Vaccination against HBV and HAV as Mode of Hepatitis Prevention among People Living with HIV—Data from ECEE Network Group
Round 1
Reviewer 1 Report
Review of Vaccination against HBV and HAV as mode of hepatitis prevention among people living with HIV – data from ECEE Network Group by Aimla et al.
This is a straight forward paper looking into the rates of vaccination for co-infectious viral diseases in patients living with HIV. Surprisingly, it appears that Hepatitis A (HAV) screening is not as common as other hepatitis (C and B). Overall the study design and approach makes sense and the reviewer found the paper informative. It would be interesting to see (from the reviewer’s perhaps bias standpoint) how the levels of screening/treatment compare to HIV patients living in western Europe or United States. Could this data be provided for a clinic in either for such to perhaps serve as benchmark of HAV vaccinations to aim for? It is hard to kind of warp your mind around if say 16.7% vaccination rate is good, average, bad or horrible…
Author Response
Dear Reviewer, thank you, we appreciate your very thoughtful comment!
This is a straight forward paper looking into the rates of vaccination for co-infectious viral diseases in patients living with HIV. Surprisingly, it appears that Hepatitis A (HAV) screening is not as common as other hepatitis (C and B). Overall the study design and approach makes sense and the reviewer found the paper informative. It would be interesting to see (from the reviewer’s perhaps bias standpoint) how the levels of screening/treatment compare to HIV patients living in western Europe or United States. Could this data be provided for a clinic in either for such to perhaps serve as benchmark of HAV vaccinations to aim for? It is hard to kind of warp your mind around if say 16.7% vaccination rate is good, average, bad or horrible…

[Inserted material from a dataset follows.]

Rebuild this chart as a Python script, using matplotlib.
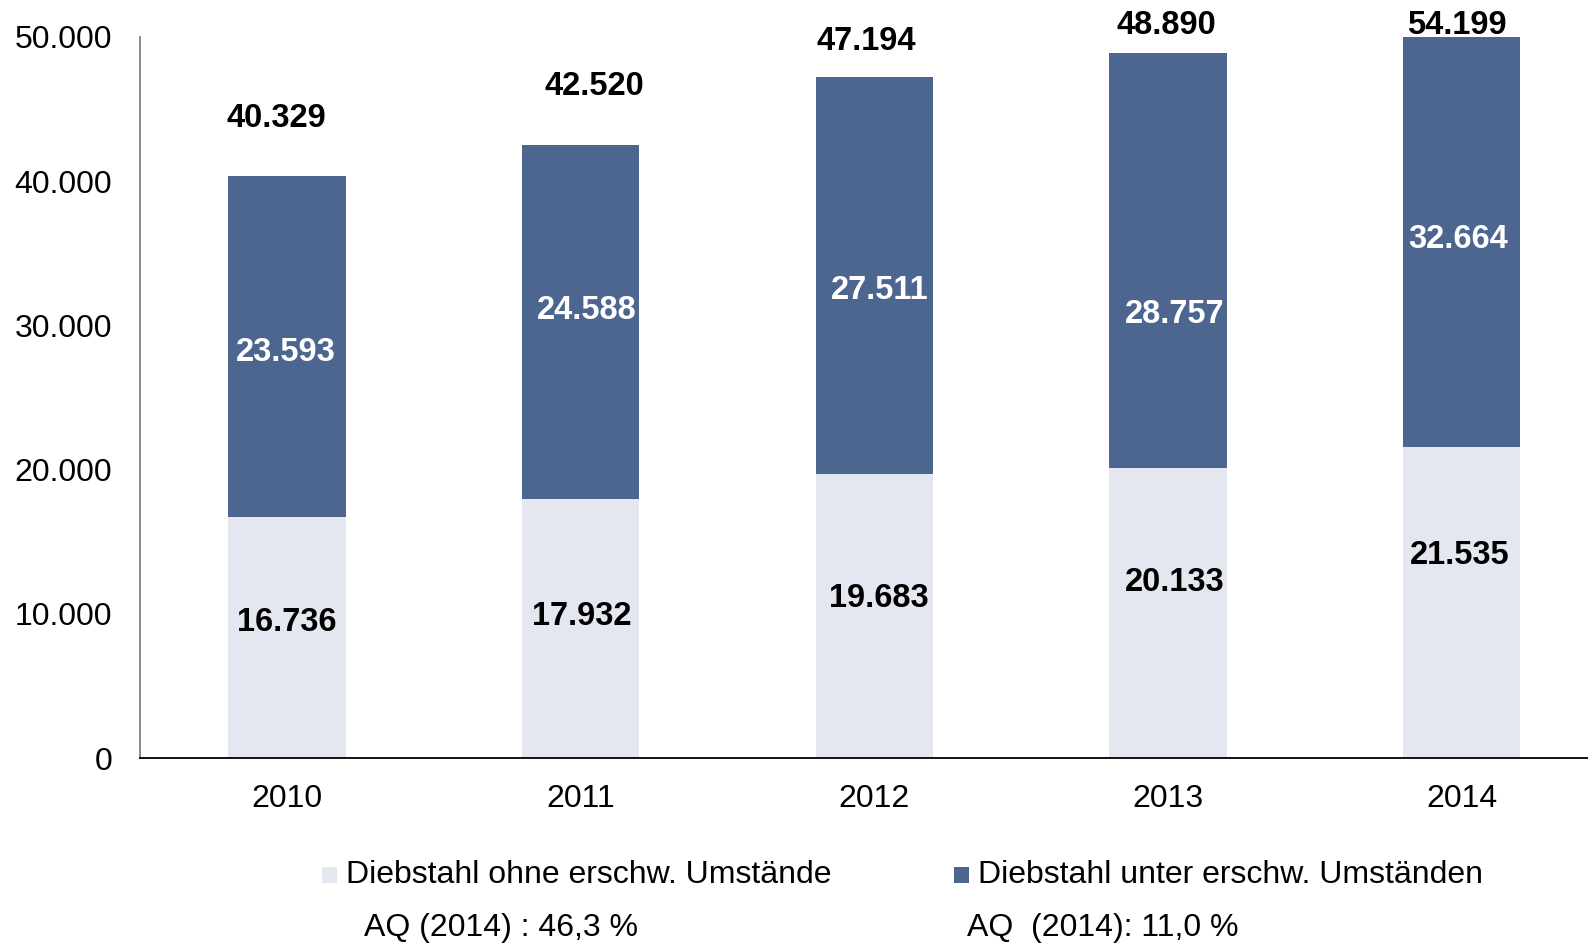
import matplotlib
matplotlib.use("Agg")
import matplotlib.pyplot as plt
from matplotlib.patches import Patch, Rectangle

years = ["2010", "2011", "2012", "2013", "2014"]
ohne = [16736, 17932, 19683, 20133, 21535]
unter = [23593, 24588, 27511, 28757, 32664]
totals = [40329, 42520, 47194, 48890, 54199]
ohne_labels = ["16.736", "17.932", "19.683", "20.133", "21.535"]
unter_labels = ["23.593", "24.588", "27.511", "28.757", "32.664"]
total_labels = ["40.329", "42.520", "47.194", "48.890", "54.199"]
yticks = [0, 10000, 20000, 30000, 40000, 50000]
ytick_labels = ["0", "10.000", "20.000", "30.000", "40.000", "50.000"]
legend_names = ["Diebstahl ohne erschw. Umstände", "Diebstahl unter erschw. Umständen"]
aq_texts = ["AQ (2014) : 46,3 %", "AQ  (2014): 11,0 %"]

# label offsets in pixels (dx, dy) - layout only
tot_off = [(-10, 58), (14, 58), (-8, 36), (-2, 28), (-5, 12)]
unt_off = [(-1, -6), (6, 12), (5, -15), (7, -54), (-4, 3)]
ohn_off = [(0, 15), (1, 12), (5, 18), (7, 30), (-2, 47)]

LIGHT = "#E4E7F0"
DARK = "#4C6690"
YMAX = 50000

plt.rcParams['font.family'] = ['Liberation Sans', 'DejaVu Sans']
fig = plt.figure(figsize=(15.88, 9.43), dpi=100)
ax = fig.add_axes([140/1588, (943-758)/943, (1588-140)/1588, (758-37)/943])

x = list(range(len(years)))
ax.bar(x, ohne, width=0.4, color=LIGHT, zorder=2)
ax.bar(x, unter, width=0.4, bottom=ohne, color=DARK, zorder=2)
ax.set_ylim(0, YMAX)
ax.set_xlim(-0.5, 4.43)

ax.set_yticks(yticks)
ax.set_yticklabels(ytick_labels)
ax.set_xticks(x)
ax.set_xticklabels(years)
ax.tick_params(axis='both', length=0, labelsize=23, colors='black')
ax.tick_params(axis='y', pad=20)
ax.tick_params(axis='x', pad=19)
for s in ['top', 'right']:
    ax.spines[s].set_visible(False)
ax.spines['left'].set_color('#808080')
ax.spines['left'].set_linewidth(1.3)
ax.spines['bottom'].set_color('black')
ax.spines['bottom'].set_linewidth(1.3)

def px(v):
    return v * 0.72

FS = 23.5
for i in x:
    top = min(totals[i], YMAX)
    dx, dy = tot_off[i]
    ax.annotate(total_labels[i], (i, top), xytext=(px(dx), px(dy)), textcoords='offset points',
                ha='center', va='center', fontsize=FS, fontweight='bold', color='black',
                annotation_clip=False)
    mid_u = (ohne[i] + min(ohne[i] + unter[i], YMAX)) / 2
    dx, dy = unt_off[i]
    ax.annotate(unter_labels[i], (i, mid_u), xytext=(px(dx), px(dy)), textcoords='offset points',
                ha='center', va='center', fontsize=FS, fontweight='bold', color='white')
    mid_o = ohne[i] / 2
    dx, dy = ohn_off[i]
    ax.annotate(ohne_labels[i], (i, mid_o), xytext=(px(dx), px(dy)), textcoords='offset points',
                ha='center', va='center', fontsize=FS, fontweight='bold', color='black')

# legend
handles = [Patch(facecolor=LIGHT, edgecolor='none'), Patch(facecolor=DARK, edgecolor='none')]
leg_pos = [(322/1588, 1 - 875/943), (954/1588, 1 - 875/943)]
for h, name, (lx, ly) in zip(handles, legend_names, leg_pos):
    fig.patches.append(Rectangle((lx, ly - 8/943), 15/1588, 16/943,
                                 transform=fig.transFigure,
                                 facecolor=h.get_facecolor(), edgecolor='none'))
    fig.text(lx + 24/1588, ly, name, ha='left', va='center', fontsize=23, color='black')

aq_pos = [(364/1588, 1 - 928/943), (967/1588, 1 - 928/943)]
for t, (ax_, ay) in zip(aq_texts, aq_pos):
    fig.text(ax_, ay, t, ha='left', va='center', fontsize=23, color='black')

fig.savefig("out.png", dpi=100)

As the Euroguidelines in Central and Eastern Europe Countries Network Group consists only of countries from CEE region we don’t have data how the levels of screening/treatment compare to PLWH in Western Europe or United States. We added this issue to limitations. (Corrected manuscript attached)
Reviewer 2 Report
The study is of interest and the study design is appropriate. The topic is relevant and the conclusion are important. I only few comments:
- please make sure to spell abbreviations the first time you use them, even in the abstract and keep it consistent (HAV, HBV spelled HCV is not, not DAAs)
- please make sure to place references at the proper place (for example line 59 and 62 in the introduction)
- It would have been really nice to have a comparison with available data in the rest of Europe. I do understand that this study is focusing on the selected countries but it completely misses to place in the context of the rest of Europe/rest of the world. If these data don't want to be mentioned at least should be stated in the limitation of the study
Author Response
Dear Reviewer, thank you for drawing our attention!
- please make sure to spell abbreviations the first time you use them, even in the abstract and keep it consistent (HAV, HBV spelled HCV is not, not DAAs)
- please make sure to place references at the proper place (for example line 59 and 62 in the introduction)
We have made the corrections in manuscript. It’s traceable with „Track Changes“ (corrected manuscript attached)
- It would have been really nice to have a comparison with available data in the rest of Europe. I do understand that this study is focusing on the selected countries but it completely misses to place in the context of the rest of Europe/rest of the world. If these data don't want to be mentioned at least should be stated in the limitation of the study
Thank you! We added this issue to limitations: As the Euroguidelines in Central and Eastern Europe Countries Network Group consists only of countries from CEE region we don’t have data how the levels of screening/treatment compare to PLWH in Western Europe or United States.